I also think that having a family member, Nate, who has known me and not understood or seen the devastating effects that my past has upon my present, as been a break through all its own. Nate still loves me. He is still affectionate and loving. He is still funny and supportive. It gives me confidence that someone can see my life fall apart temporarily and love me even when I am falling apart, even when I am temporarily fragile.

I have determined to keep writing about this episode and how I have worked through it because I do no think enough surivovrs talk about how they meet these challenges and over come them. Below is a list of other things I have done since my episode to try to put myself back on track:

  1. I listed the stressors in my life and then set realistic goals about addressing them. For me it was booking  a flight for a trip next month, purchasing the conference tickets, planning a trip later this month, talking over some money issues with my husband and cutting my hours at my part time job so I can focus specific days of the week on writing. 

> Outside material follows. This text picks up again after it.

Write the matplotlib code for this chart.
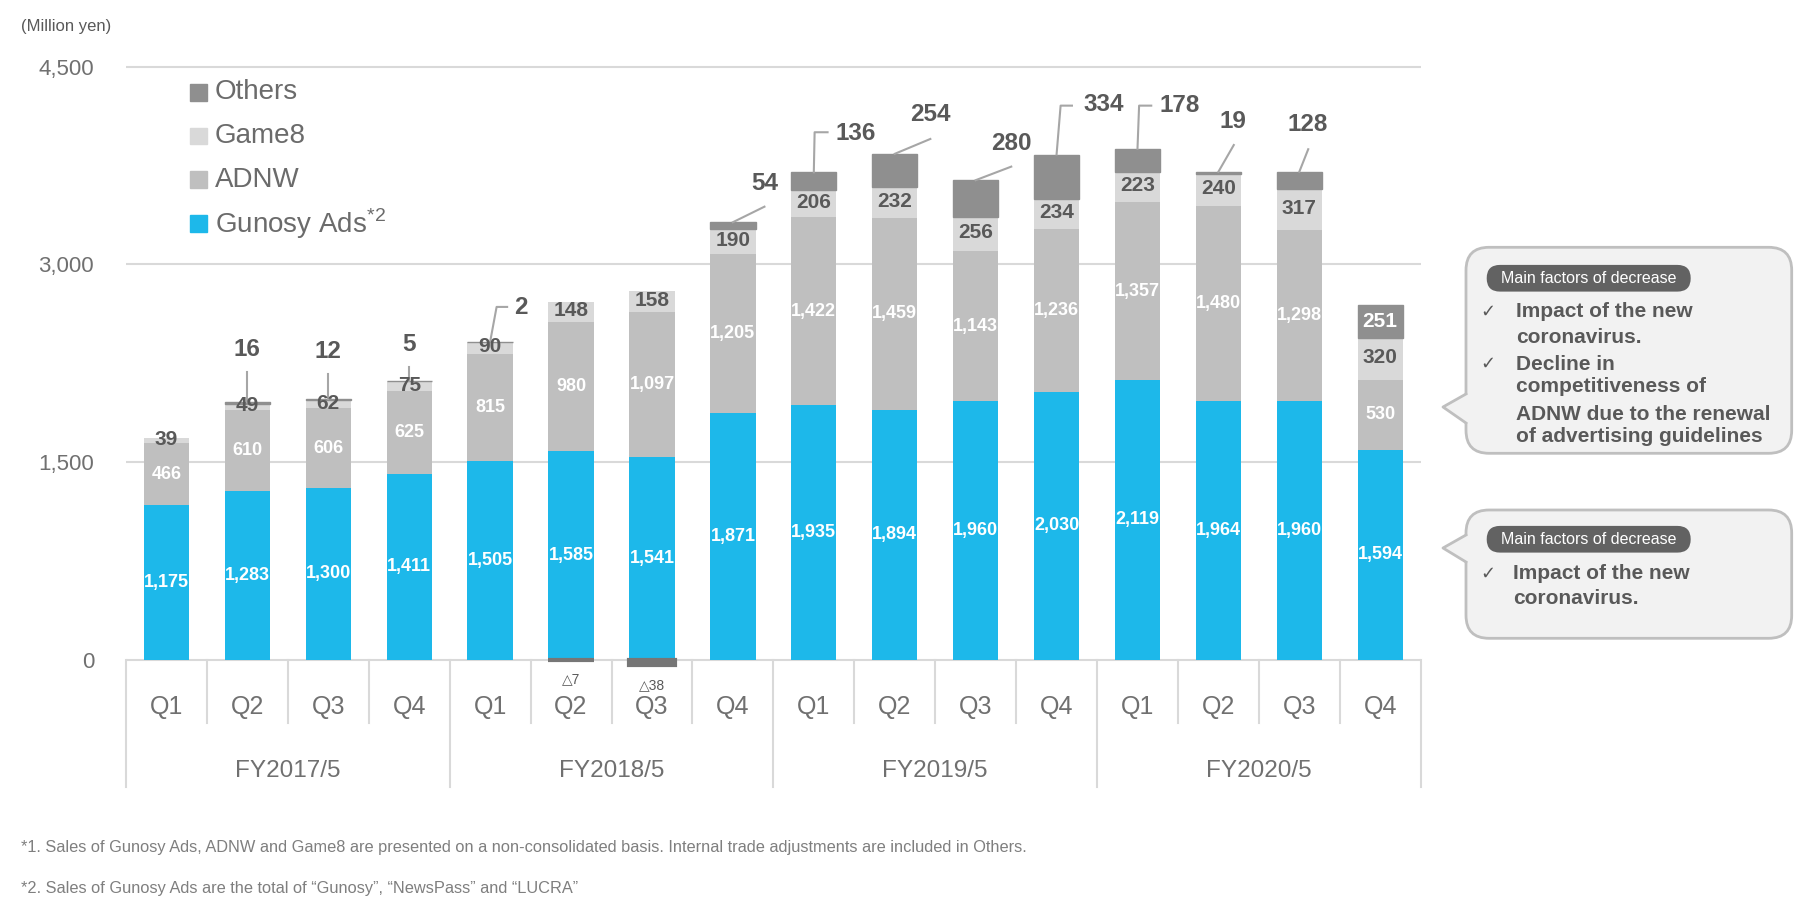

  2.  I stopped utilizing my phone as my calendar. I have found that writing things down does something to reduce my stress. I bought the We’Moon Calendar and am utilizing it to do weekly planning. Sitting down on Sunday nights and reviewing what events are upcoming for the week, writing them in the planner and then meditating on meeting each event positively.
  3. Time Off. I took some time off of most things and focused only on what I absolutely had to do. I took naps.
  4. Medication. I have anti-anxiety medication and I have been using it. I am tapering off the further out I am from the event and I am not hesitant to use them when needed.
  5. Owning my prickliness. I have been short tempered and easy to cry. When these happen, I turn to whomever I am with and say, “I have had a bad shock to my system. I am getting over it and in the meantime I am short tempered and easy to cry. IT isn’t you. It’s me. Please understand I am just trying to cope as best as I can.”
  6. Being honest about where I am coming from. Several friends have asked if I was mad at them or upset because I have seemed distant and “odd energy.” When this has occurred I have lovingly told the truth. I am distant and I do have odd energy right now because I am going through something tough. I have asked friends to bear with me while I work it out.
  7. I have made a daily effort to think about someone else’s life and do something for someone else. It is easy when trauma surfaces to get lost in the pain and ungrounded, living in the past. I have found that by deliberately reaching out to others and asking about their lives, their struggles and encouraging them can help bring a sense of peace and well-being that nothing else will. A note on Facebook, a phone text or call, dropping a friend off a token of love and affection are all things that drag a person out of the past and into a future where they are contributing successfully to society.
  8. Stayed busy. It is easy to fall into the watch tv, YouTube or play video games mode of coping. This is not coping though, this is procrastination. Eventually, you will have to cope and it is far more productive to stay busy doing things than to wallow in self-pity.